(WHAT YOU NEED TO DO) Set down each line of the data below exactly as it stands, dropping the pictures.

* start SOURCE MATERIAL *

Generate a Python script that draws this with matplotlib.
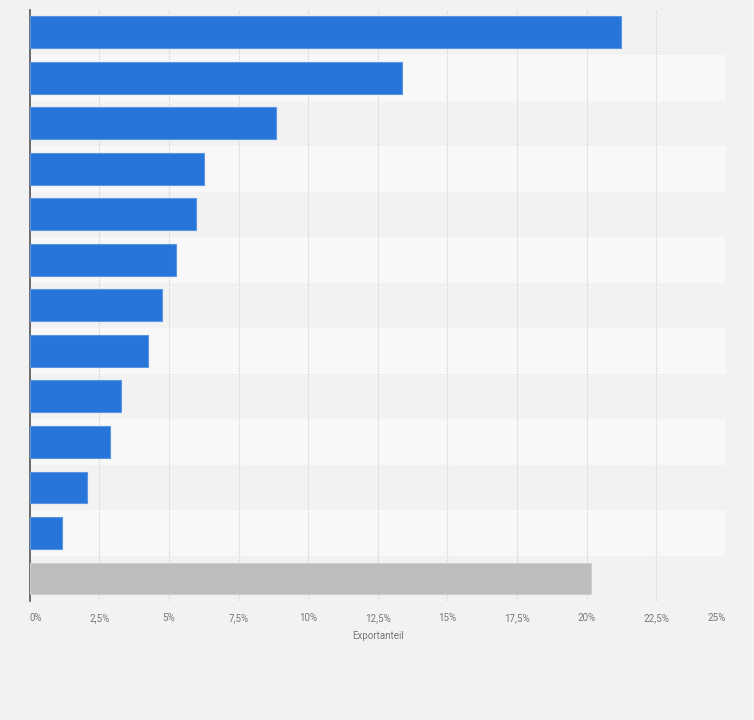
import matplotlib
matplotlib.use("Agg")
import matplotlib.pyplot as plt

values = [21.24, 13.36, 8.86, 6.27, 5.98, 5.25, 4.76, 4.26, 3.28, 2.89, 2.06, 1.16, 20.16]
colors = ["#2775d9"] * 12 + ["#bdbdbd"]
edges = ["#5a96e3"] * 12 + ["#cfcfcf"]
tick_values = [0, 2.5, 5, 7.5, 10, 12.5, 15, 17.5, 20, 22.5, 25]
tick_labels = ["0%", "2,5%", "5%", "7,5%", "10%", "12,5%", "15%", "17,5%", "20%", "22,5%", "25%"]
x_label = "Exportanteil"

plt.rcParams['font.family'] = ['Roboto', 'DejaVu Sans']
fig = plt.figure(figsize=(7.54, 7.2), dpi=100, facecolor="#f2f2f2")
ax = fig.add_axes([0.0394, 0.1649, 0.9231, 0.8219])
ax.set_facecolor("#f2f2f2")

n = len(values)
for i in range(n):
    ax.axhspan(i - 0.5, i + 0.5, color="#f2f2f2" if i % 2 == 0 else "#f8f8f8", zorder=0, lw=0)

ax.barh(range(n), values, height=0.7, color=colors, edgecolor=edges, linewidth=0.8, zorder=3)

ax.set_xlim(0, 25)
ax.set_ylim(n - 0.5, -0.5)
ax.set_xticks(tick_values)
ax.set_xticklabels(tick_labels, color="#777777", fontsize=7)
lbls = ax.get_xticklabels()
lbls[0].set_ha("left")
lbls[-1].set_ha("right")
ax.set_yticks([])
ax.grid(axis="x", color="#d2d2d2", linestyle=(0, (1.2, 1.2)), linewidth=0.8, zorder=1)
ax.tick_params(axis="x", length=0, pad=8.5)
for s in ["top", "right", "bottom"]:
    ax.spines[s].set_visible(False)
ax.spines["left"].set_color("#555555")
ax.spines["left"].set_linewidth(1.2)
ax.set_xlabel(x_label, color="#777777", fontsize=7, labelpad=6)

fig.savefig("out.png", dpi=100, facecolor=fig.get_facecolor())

* end SOURCE MATERIAL *

(SOLVED EXERCISE)
Generate a Python script that draws this with matplotlib.
import matplotlib
matplotlib.use("Agg")
import matplotlib.pyplot as plt

values = [21.24, 13.36, 8.86, 6.27, 5.98, 5.25, 4.76, 4.26, 3.28, 2.89, 2.06, 1.16, 20.16]
colors = ["#2775d9"] * 12 + ["#bdbdbd"]
edges = ["#5a96e3"] * 12 + ["#cfcfcf"]
tick_values = [0, 2.5, 5, 7.5, 10, 12.5, 15, 17.5, 20, 22.5, 25]
tick_labels = ["0%", "2,5%", "5%", "7,5%", "10%", "12,5%", "15%", "17,5%", "20%", "22,5%", "25%"]
x_label = "Exportanteil"

plt.rcParams['font.family'] = ['Roboto', 'DejaVu Sans']
fig = plt.figure(figsize=(7.54, 7.2), dpi=100, facecolor="#f2f2f2")
ax = fig.add_axes([0.0394, 0.1649, 0.9231, 0.8219])
ax.set_facecolor("#f2f2f2")

n = len(values)
for i in range(n):
    ax.axhspan(i - 0.5, i + 0.5, color="#f2f2f2" if i % 2 == 0 else "#f8f8f8", zorder=0, lw=0)

ax.barh(range(n), values, height=0.7, color=colors, edgecolor=edges, linewidth=0.8, zorder=3)

ax.set_xlim(0, 25)
ax.set_ylim(n - 0.5, -0.5)
ax.set_xticks(tick_values)
ax.set_xticklabels(tick_labels, color="#777777", fontsize=7)
lbls = ax.get_xticklabels()
lbls[0].set_ha("left")
lbls[-1].set_ha("right")
ax.set_yticks([])
ax.grid(axis="x", color="#d2d2d2", linestyle=(0, (1.2, 1.2)), linewidth=0.8, zorder=1)
ax.tick_params(axis="x", length=0, pad=8.5)
for s in ["top", "right", "bottom"]:
    ax.spines[s].set_visible(False)
ax.spines["left"].set_color("#555555")
ax.spines["left"].set_linewidth(1.2)
ax.set_xlabel(x_label, color="#777777", fontsize=7, labelpad=6)

fig.savefig("out.png", dpi=100, facecolor=fig.get_facecolor())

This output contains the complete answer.